→ **THE TASK**
Quote the records exactly, starting at the first line and stopping after the line with "s.set_linewidth(1.0)"; skip the pictures.

→ **TASK DATA**
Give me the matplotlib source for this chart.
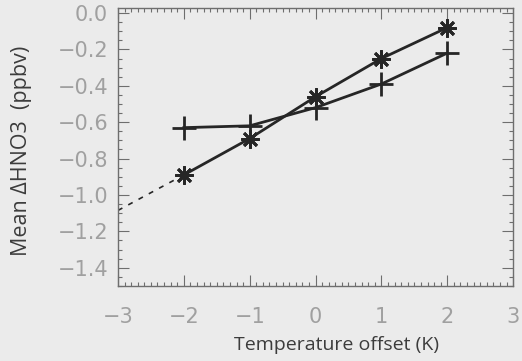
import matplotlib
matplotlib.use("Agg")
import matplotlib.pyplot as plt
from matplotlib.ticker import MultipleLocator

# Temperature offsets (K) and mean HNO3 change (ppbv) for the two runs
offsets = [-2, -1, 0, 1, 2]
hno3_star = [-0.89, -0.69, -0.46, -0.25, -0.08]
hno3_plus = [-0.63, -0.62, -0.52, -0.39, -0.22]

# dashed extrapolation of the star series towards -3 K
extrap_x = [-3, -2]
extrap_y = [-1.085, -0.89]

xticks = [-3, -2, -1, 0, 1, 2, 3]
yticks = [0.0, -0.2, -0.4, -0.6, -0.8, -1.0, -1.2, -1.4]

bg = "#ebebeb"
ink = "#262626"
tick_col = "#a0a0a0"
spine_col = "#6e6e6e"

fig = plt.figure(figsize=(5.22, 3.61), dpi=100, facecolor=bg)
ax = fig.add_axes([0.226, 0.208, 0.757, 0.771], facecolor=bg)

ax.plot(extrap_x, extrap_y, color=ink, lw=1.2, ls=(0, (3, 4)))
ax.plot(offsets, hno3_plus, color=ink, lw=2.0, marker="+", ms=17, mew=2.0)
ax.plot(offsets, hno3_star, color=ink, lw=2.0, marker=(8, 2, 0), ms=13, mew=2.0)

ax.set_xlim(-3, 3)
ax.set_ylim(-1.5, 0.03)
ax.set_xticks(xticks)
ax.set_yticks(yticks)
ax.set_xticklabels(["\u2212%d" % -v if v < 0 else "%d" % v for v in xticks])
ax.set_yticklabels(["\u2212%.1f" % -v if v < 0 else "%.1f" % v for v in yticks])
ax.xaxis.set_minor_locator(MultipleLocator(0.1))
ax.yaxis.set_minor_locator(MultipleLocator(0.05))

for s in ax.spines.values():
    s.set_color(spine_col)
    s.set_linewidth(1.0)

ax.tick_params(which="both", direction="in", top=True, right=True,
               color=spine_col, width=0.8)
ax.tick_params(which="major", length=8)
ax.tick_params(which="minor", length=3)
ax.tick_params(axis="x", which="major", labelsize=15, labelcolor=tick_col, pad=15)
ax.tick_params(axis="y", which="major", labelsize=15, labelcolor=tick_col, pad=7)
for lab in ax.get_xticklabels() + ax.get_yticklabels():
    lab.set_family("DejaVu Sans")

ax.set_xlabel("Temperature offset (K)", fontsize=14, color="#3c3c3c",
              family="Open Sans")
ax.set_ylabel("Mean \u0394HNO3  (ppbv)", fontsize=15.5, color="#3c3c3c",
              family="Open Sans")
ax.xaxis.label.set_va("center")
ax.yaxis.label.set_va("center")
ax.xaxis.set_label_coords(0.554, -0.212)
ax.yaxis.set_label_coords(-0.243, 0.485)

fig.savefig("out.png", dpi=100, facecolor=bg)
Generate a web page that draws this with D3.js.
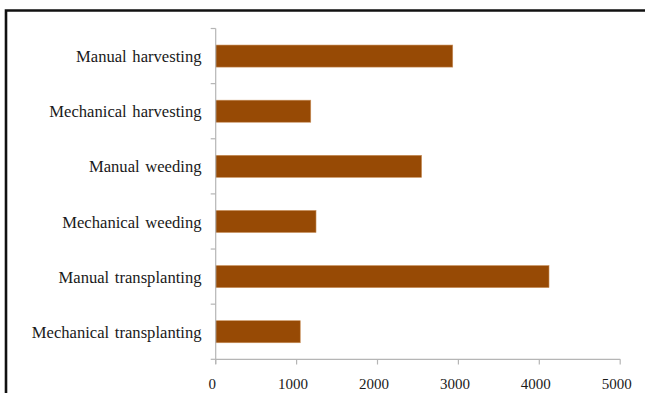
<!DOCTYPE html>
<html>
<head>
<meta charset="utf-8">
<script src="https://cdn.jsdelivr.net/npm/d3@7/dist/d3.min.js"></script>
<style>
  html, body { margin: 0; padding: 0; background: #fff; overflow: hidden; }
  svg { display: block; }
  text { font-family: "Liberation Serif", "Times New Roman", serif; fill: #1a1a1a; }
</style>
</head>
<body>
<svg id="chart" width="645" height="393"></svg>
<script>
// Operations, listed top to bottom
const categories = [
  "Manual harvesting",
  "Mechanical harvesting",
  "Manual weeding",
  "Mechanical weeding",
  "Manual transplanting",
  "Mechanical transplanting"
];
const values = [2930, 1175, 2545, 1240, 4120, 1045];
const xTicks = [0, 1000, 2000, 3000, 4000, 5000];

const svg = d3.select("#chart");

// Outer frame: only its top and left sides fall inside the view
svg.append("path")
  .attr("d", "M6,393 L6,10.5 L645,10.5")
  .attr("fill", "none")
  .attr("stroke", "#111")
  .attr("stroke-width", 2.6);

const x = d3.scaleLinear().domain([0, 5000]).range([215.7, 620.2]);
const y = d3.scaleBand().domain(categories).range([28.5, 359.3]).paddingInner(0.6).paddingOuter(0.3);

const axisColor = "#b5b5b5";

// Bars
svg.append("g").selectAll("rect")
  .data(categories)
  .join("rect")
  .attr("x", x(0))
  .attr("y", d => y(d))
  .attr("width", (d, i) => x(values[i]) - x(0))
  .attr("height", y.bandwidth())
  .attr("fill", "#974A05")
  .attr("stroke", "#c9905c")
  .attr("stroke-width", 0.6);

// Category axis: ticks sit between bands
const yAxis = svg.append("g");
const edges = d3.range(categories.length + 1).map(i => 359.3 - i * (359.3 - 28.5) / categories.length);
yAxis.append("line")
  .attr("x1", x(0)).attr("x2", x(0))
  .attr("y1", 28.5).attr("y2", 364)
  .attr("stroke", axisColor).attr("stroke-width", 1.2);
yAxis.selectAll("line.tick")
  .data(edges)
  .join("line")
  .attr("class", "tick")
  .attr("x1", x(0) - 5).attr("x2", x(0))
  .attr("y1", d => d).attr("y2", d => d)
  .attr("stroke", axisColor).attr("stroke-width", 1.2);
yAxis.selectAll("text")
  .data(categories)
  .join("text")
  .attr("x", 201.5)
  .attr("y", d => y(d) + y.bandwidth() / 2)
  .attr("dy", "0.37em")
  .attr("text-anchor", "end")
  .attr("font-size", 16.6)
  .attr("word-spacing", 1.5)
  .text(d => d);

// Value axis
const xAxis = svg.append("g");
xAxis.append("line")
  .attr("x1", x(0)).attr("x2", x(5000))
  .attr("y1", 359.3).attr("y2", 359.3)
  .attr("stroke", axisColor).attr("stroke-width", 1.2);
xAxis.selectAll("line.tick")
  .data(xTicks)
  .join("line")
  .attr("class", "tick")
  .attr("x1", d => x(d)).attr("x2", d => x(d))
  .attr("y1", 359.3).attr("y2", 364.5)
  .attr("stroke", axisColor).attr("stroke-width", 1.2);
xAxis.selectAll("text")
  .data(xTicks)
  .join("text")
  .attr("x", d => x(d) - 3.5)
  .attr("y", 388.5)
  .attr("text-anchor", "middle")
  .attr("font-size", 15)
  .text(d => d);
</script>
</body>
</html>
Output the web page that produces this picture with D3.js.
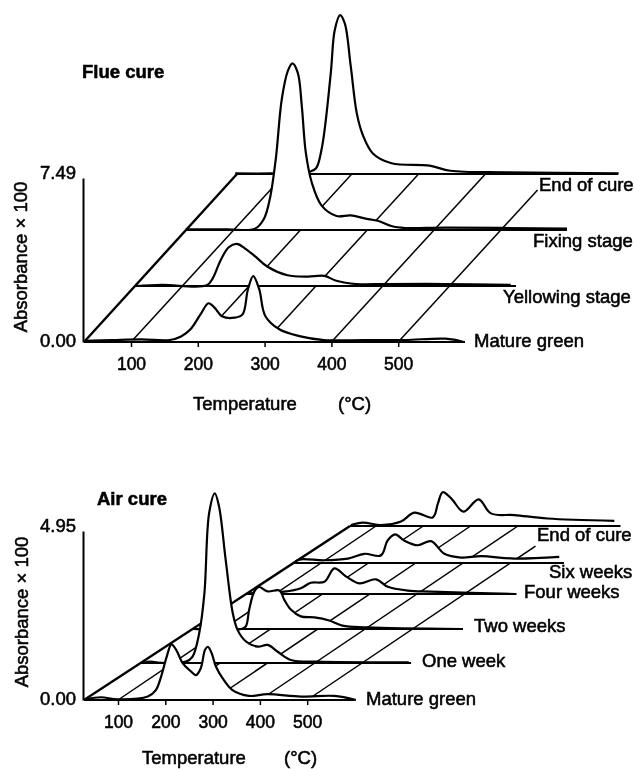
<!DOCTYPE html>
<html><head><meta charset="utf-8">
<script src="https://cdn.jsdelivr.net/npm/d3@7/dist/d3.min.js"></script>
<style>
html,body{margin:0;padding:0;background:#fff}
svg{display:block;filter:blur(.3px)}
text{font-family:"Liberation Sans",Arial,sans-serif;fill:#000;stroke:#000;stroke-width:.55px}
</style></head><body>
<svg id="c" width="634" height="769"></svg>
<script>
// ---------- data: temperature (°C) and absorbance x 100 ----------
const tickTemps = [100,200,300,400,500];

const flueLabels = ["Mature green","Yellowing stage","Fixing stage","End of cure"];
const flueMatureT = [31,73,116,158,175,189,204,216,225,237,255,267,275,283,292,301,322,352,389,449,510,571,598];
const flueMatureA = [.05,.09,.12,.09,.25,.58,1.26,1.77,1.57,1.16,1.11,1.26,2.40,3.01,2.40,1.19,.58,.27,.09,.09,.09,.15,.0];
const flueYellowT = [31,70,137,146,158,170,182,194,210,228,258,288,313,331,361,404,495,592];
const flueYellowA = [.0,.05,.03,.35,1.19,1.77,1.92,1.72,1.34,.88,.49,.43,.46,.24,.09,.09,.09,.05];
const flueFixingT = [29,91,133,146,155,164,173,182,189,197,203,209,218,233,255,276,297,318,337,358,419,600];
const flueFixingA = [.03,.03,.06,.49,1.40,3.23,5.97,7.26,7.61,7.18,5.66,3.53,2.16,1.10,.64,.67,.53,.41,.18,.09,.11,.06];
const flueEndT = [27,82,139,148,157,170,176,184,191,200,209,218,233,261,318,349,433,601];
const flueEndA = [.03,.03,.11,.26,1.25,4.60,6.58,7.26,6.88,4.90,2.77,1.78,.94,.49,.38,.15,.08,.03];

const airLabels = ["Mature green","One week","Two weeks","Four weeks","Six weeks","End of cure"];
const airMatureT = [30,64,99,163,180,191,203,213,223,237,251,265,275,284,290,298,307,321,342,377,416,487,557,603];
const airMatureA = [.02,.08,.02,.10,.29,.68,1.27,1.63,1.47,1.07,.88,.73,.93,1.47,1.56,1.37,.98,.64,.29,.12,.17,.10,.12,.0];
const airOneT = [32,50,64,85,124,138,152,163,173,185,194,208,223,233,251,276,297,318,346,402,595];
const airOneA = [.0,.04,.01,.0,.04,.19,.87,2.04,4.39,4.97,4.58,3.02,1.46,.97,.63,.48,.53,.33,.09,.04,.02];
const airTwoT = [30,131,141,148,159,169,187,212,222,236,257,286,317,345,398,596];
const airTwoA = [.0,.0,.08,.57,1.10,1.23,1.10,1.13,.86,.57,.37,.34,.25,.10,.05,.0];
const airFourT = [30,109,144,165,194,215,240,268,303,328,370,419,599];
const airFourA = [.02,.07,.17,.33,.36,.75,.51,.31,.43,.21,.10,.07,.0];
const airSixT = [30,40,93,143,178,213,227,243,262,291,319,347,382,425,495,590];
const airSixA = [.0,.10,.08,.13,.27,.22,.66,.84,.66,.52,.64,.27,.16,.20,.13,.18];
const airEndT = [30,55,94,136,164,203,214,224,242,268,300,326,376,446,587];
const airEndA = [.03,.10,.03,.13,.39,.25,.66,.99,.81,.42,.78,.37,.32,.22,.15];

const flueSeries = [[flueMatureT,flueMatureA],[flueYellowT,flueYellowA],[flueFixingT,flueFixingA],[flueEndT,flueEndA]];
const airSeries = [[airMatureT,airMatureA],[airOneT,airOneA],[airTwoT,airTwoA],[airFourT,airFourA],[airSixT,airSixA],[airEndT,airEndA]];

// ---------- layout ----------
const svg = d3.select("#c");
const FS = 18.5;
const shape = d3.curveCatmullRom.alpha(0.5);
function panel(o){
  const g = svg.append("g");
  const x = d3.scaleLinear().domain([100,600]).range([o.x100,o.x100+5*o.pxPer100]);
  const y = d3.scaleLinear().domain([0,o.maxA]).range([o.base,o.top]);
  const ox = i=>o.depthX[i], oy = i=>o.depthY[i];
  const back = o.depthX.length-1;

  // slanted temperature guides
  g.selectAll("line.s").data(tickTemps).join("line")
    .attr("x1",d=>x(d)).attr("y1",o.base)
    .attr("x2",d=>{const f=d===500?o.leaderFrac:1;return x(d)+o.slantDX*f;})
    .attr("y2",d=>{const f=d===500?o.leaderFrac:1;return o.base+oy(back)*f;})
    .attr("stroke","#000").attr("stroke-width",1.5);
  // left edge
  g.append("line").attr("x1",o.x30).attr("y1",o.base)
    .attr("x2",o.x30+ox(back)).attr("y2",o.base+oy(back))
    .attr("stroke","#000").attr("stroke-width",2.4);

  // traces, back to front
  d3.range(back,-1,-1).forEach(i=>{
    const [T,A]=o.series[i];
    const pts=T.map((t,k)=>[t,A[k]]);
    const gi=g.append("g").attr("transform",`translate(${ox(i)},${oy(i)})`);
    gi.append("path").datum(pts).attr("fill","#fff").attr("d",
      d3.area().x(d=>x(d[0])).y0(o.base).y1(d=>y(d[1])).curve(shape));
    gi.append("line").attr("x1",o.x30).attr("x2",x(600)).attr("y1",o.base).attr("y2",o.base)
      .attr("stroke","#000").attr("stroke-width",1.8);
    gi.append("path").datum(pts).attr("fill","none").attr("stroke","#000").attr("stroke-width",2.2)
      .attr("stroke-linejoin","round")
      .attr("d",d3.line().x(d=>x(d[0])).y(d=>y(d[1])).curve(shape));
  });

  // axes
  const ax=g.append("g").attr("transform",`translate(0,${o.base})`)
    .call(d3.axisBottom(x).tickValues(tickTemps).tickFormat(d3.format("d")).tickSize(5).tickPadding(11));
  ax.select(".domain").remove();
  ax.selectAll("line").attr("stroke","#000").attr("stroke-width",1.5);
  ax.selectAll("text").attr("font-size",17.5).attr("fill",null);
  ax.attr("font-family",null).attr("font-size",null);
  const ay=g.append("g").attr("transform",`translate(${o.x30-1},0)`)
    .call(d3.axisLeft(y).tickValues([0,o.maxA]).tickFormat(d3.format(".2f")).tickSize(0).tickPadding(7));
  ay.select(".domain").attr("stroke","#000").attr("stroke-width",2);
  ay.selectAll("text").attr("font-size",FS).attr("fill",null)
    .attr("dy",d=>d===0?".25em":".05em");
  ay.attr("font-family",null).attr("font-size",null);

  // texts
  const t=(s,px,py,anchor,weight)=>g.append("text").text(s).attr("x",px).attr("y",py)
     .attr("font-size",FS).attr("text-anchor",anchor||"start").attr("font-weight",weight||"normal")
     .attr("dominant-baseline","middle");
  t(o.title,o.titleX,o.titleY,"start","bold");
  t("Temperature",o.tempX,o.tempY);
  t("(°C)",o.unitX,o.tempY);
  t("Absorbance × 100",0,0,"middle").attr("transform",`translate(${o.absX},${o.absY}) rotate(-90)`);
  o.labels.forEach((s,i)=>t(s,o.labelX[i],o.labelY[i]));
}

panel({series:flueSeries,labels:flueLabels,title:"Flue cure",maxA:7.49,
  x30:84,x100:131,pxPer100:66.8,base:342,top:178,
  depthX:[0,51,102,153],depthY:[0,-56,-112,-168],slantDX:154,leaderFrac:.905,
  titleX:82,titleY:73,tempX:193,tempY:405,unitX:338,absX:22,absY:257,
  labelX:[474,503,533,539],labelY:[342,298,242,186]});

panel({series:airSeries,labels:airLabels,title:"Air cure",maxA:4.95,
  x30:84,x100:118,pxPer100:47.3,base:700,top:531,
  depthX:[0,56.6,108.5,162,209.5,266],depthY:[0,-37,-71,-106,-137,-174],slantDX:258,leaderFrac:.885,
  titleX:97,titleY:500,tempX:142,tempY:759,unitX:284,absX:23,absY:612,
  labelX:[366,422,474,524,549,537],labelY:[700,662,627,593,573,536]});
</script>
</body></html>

→ **CORRECT RESULT**
Give me the matplotlib source for this chart.
import matplotlib
matplotlib.use("Agg")
import matplotlib.pyplot as plt
from matplotlib.ticker import MultipleLocator

# Temperature offsets (K) and mean HNO3 change (ppbv) for the two runs
offsets = [-2, -1, 0, 1, 2]
hno3_star = [-0.89, -0.69, -0.46, -0.25, -0.08]
hno3_plus = [-0.63, -0.62, -0.52, -0.39, -0.22]

# dashed extrapolation of the star series towards -3 K
extrap_x = [-3, -2]
extrap_y = [-1.085, -0.89]

xticks = [-3, -2, -1, 0, 1, 2, 3]
yticks = [0.0, -0.2, -0.4, -0.6, -0.8, -1.0, -1.2, -1.4]

bg = "#ebebeb"
ink = "#262626"
tick_col = "#a0a0a0"
spine_col = "#6e6e6e"

fig = plt.figure(figsize=(5.22, 3.61), dpi=100, facecolor=bg)
ax = fig.add_axes([0.226, 0.208, 0.757, 0.771], facecolor=bg)

ax.plot(extrap_x, extrap_y, color=ink, lw=1.2, ls=(0, (3, 4)))
ax.plot(offsets, hno3_plus, color=ink, lw=2.0, marker="+", ms=17, mew=2.0)
ax.plot(offsets, hno3_star, color=ink, lw=2.0, marker=(8, 2, 0), ms=13, mew=2.0)

ax.set_xlim(-3, 3)
ax.set_ylim(-1.5, 0.03)
ax.set_xticks(xticks)
ax.set_yticks(yticks)
ax.set_xticklabels(["\u2212%d" % -v if v < 0 else "%d" % v for v in xticks])
ax.set_yticklabels(["\u2212%.1f" % -v if v < 0 else "%.1f" % v for v in yticks])
ax.xaxis.set_minor_locator(MultipleLocator(0.1))
ax.yaxis.set_minor_locator(MultipleLocator(0.05))

for s in ax.spines.values():
    s.set_color(spine_col)
    s.set_linewidth(1.0)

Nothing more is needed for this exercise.